The historic church won a grant last year and as part of its restoration wants to make the front entrance more accessible with a permanent ramp.

"There are six steps up to the front and so we are hoping to create a ramp that is minimally visible, minimal impact on the portico, but that lets people on their own come into the building and into the front door," Rev. Winnie Varghese said.

The accessibility project needs to be approved by the city's Landmarks Preservation Commission.

St Mark's is the oldest continuously operational site of worship in the city. Built in 1799, its also the burial site for Peter Stuyvesant.

Some people worry that any new ramp could detract from the historical nature of the building.

They want any changes made to the side of the building where it would be less visible or not at all.

"I don't want to see anything on the original sacristy changed," church member Lewis Patuto said.

"Something that would allow access but not desecrate what we already have," church member Barbara Weiss said.

The church's leadership says side entryways are not feasible and on top of that, they want everyone to be able to come in through the front door.

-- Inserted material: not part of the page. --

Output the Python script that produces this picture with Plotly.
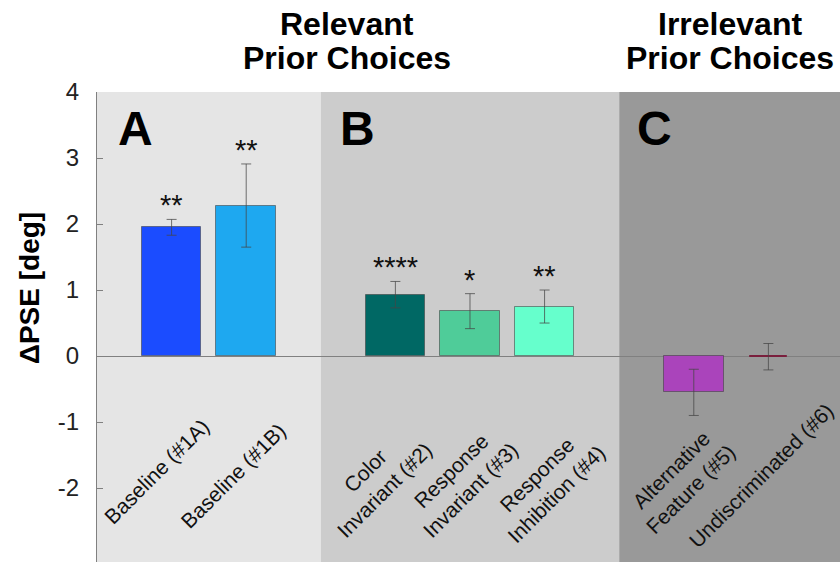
import plotly.graph_objects as go

# ---------------- data ----------------
categories = ["Baseline (#1A)", "Baseline (#1B)", "Color\nInvariant (#2)",
              "Response\nInvariant (#3)", "Response\nInhibition (#4)",
              "Alternative\nFeature (#5)", "Undiscriminated (#6)"]
values = [1.95, 2.28, 0.93, 0.68, 0.75, -0.55, -0.01]
errors = [0.12, 0.63, 0.20, 0.265, 0.25, 0.35, 0.20]
stars = ["**", "**", "****", "*", "**", "", ""]
panel_letters = ["A", "B", "C"]
group_title_top = ["Relevant", "Irrelevant"]
group_title_bottom = ["Prior Choices", "Prior Choices"]
y_ticks = [-2, -1, 0, 1, 2, 3, 4]
y_tick_labels = ["-2", "-1", "0", "1", "2", "3", "4"]
y_title = "ΔPSE [deg]"

# ---------------- layout / style ----------------
slots = [1, 2, 4, 5, 6, 8, 9]
bar_widths = [0.8, 0.8, 0.8, 0.8, 0.8, 0.8, 0.5]
colors = ["#1b4cff", "#1ea8f0", "#006864", "#4fcc99", "#66ffcc", "#aa44bb", "#7a1f3d"]
outline = ["rgba(60,60,60,0.55)"] * 6 + ["#7a1f3d"]
label_dx = [-0.20, -0.174, -0.271, -0.118, 0.031, -0.169, -0.099]
label_y = [-1.753, -1.806, -1.882, -1.882, -1.942, -1.866, -1.806]
regions = [(0, 3, "#e5e5e5"), (3, 7, "#cccccc"), (7, 10.5, "#999999")]
letter_x = [0.519, 3.488, 7.469]
title_x = [3.35, 8.49]
FONT = "Arial, Liberation Sans, Helvetica, sans-serif"

fig = go.Figure()
fig.add_trace(go.Bar(
    x=slots, y=values, width=bar_widths,
    marker=dict(color=colors, line=dict(color=outline, width=1)),
    error_y=dict(type="data", array=errors, visible=True,
                 color="rgba(70,70,70,0.75)", thickness=1, width=5),
    hoverinfo="skip", showlegend=False,
))

shapes = []
for x0, x1, c in regions:
    shapes.append(dict(type="rect", xref="x", yref="paper", x0=x0, x1=x1, y0=0, y1=1,
                       fillcolor=c, line=dict(width=0), layer="below"))

ann = []
# stars
for s, v, e, sx in zip(stars, values, errors, slots):
    if s:
        ann.append(dict(x=sx, y=v + e, text=s, showarrow=False, xanchor="center",
                        yanchor="bottom", yshift=-4,
                        font=dict(family=FONT, size=29, color="#111111")))
# category labels
for cat, sx, dx, ly in zip(categories, slots, label_dx, label_y):
    ann.append(dict(x=sx + dx, y=ly, text=cat.replace("\n", "<br>"), showarrow=False,
                    textangle=-45, xanchor="center", yanchor="middle", align="center",
                    font=dict(family=FONT, size=21, color="#111111")))
# panel letters
for lt, lx in zip(panel_letters, letter_x):
    ann.append(dict(x=lx, y=3.44, text="<b>%s</b>" % lt, showarrow=False,
                    xanchor="center", yanchor="middle",
                    font=dict(family=FONT, size=48, color="#000000")))
# group titles
for t1, t2, tx in zip(group_title_top, group_title_bottom, title_x):
    ann.append(dict(x=tx, xref="x", y=1.1447, yref="paper", text="<b>%s</b>" % t1,
                    showarrow=False, xanchor="center", yanchor="middle",
                    font=dict(family=FONT, size=32, color="#000000")))
    ann.append(dict(x=tx, xref="x", y=1.0723, yref="paper", text="<b>%s</b>" % t2,
                    showarrow=False, xanchor="center", yanchor="middle",
                    font=dict(family=FONT, size=32, color="#000000")))
# y-axis title
ann.append(dict(x=-0.0899, xref="paper", y=0.583, yref="paper", text="<b>%s</b>" % y_title,
                showarrow=False, textangle=-90, xanchor="center", yanchor="middle",
                font=dict(family=FONT, size=28, color="#000000")))

fig.update_layout(
    width=840, height=562,
    margin=dict(l=97, r=0, t=92, b=0),
    paper_bgcolor="white", plot_bgcolor="white",
    shapes=shapes, annotations=ann,
    bargap=0,
    xaxis=dict(range=[0, 9.96], showgrid=False, zeroline=False, showticklabels=False,
               ticks="", showline=False, fixedrange=True),
    yaxis=dict(range=[-3.12, 4], tickvals=y_ticks, ticktext=y_tick_labels,
               showgrid=False, zeroline=True, zerolinecolor="#808080", zerolinewidth=1,
               showline=True, linecolor="#808080", linewidth=1,
               ticks="inside", ticklen=6, tickcolor="#808080",
               ticklabelstandoff=12,
               tickfont=dict(family=FONT, size=24, color="#222222")),
)

fig.write_html("out.html",
               config={"displayModeBar": False},
               post_script="document.body.style.margin='0px';"
                           "document.body.style.overflow='hidden';")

"We think it's imperative to make sure people who are disabled get to come in the same entrance everyone else does," church member Chris Davis said.

They say their project will make minimal alterations to the historic structure.

"What we're doing is absolutely as minimum as possible, it's absolutely reversible, and it's not really touching the historic fabric of the church in anyway," church Senior Warden Rob Schoenbohm said.

The church wants to get this project started. They must spend their grant money by the end of 2014, but they're still waiting on a vote from the Landmarks Preservation Commission.